Negli incontri che ho avuto io, invece, ho messo l’accento in particolare sulla situazione degli italiani radicati in Venezuela. Sono in gran parte emigrati dopo il secondo dopoguerra e si collocano nella fascia della piccola e media borghesia. L’aggravarsi della crisi economica ha costretto molti di loro, soprattutto piccoli imprenditori, a chiudere le fabbriche lasciando in strada anche molta manodopera italiana. Sono persone anziane, spesso sole, che non hanno diritto alla pensione italiana e a malapena riescono a sopravvivere con quella venezuelana. Le enormi carenze del sistema sanitario pubblico e i costi proibitivi di quello privato rappresentano per tutti loro il problema più grave e le file di quelli che si rivolgono al Consolato, alla Missione Cattolica o alle associazioni di collettività per sussidi o aiuti aumenta giorno dopo giorno.

La presenza di Petkoff ha permesso a molti interlocutori di avere un panorama più completo, più reale non soltanto del momento attuale ma anche della storia del Venezuela. I suoi interventi, ricchi di dati e cifre, miravano a forare non soltanto il muro dell’indifferenza di chi è ancora molto lontano dal Venezuela ma soprattutto quello, più fitto e pericoloso, dei pregiudizi. Ha cercato di offrire chiavi di lettura che permettano di guardare oltre le parole e i messaggi di propaganda.

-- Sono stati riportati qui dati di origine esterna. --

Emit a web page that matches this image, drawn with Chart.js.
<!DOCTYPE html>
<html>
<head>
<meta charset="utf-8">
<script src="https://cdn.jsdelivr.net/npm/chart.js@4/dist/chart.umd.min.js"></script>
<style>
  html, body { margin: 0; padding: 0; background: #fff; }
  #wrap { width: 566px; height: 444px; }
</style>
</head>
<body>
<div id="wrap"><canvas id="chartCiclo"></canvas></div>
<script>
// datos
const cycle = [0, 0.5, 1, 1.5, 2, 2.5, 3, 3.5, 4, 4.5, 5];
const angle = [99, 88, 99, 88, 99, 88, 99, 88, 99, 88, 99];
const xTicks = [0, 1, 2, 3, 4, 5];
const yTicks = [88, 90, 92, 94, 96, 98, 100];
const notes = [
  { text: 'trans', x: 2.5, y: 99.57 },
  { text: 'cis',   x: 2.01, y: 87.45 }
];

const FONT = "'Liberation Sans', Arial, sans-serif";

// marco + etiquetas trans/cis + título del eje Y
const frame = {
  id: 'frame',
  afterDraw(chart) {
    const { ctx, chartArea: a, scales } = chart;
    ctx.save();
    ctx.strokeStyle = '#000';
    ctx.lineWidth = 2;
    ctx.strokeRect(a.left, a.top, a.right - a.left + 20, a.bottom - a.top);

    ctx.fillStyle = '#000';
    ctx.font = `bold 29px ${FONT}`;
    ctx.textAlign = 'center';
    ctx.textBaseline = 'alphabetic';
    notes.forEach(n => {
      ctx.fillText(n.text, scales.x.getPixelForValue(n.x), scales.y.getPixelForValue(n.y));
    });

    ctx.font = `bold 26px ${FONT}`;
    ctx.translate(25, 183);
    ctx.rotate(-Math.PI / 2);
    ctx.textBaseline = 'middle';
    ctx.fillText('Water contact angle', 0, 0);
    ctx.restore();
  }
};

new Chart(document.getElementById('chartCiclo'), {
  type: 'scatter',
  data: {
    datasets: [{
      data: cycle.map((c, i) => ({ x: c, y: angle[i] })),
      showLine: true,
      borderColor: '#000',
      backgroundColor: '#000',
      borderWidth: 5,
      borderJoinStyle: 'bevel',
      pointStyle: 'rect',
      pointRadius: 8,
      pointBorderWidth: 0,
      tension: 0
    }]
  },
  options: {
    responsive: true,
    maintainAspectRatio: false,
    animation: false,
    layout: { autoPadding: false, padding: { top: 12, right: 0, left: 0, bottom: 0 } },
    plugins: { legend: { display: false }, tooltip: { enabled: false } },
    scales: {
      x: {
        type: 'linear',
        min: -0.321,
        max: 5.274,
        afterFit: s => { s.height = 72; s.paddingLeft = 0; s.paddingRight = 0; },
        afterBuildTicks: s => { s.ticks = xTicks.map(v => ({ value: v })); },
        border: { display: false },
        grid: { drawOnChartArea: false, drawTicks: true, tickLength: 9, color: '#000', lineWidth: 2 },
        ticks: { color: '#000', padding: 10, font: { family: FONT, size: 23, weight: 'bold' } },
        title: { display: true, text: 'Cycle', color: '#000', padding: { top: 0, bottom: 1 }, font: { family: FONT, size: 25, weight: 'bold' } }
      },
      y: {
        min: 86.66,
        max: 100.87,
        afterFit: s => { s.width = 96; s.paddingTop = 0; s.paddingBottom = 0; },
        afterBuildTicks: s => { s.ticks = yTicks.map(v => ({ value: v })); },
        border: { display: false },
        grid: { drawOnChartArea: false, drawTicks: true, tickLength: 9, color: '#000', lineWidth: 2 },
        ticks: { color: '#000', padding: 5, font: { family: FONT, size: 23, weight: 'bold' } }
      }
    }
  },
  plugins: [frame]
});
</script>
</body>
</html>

I mea culpa a posteriori arrivano sempre troppo tardi. Il Venezuela è sull’orlo di una tragedia e le forze democratiche e di sinistra che danno un serio contenuto alla parola solidarietà non possono far finta di nulla. L’unica alternativa alla violenza, come ha detto Petkoff, è sostenere le forze democratiche del paese nel percorso di ricostruzione interna e in quello che conduce a un referendum, unica luce in un panorama ogni giorno più buio.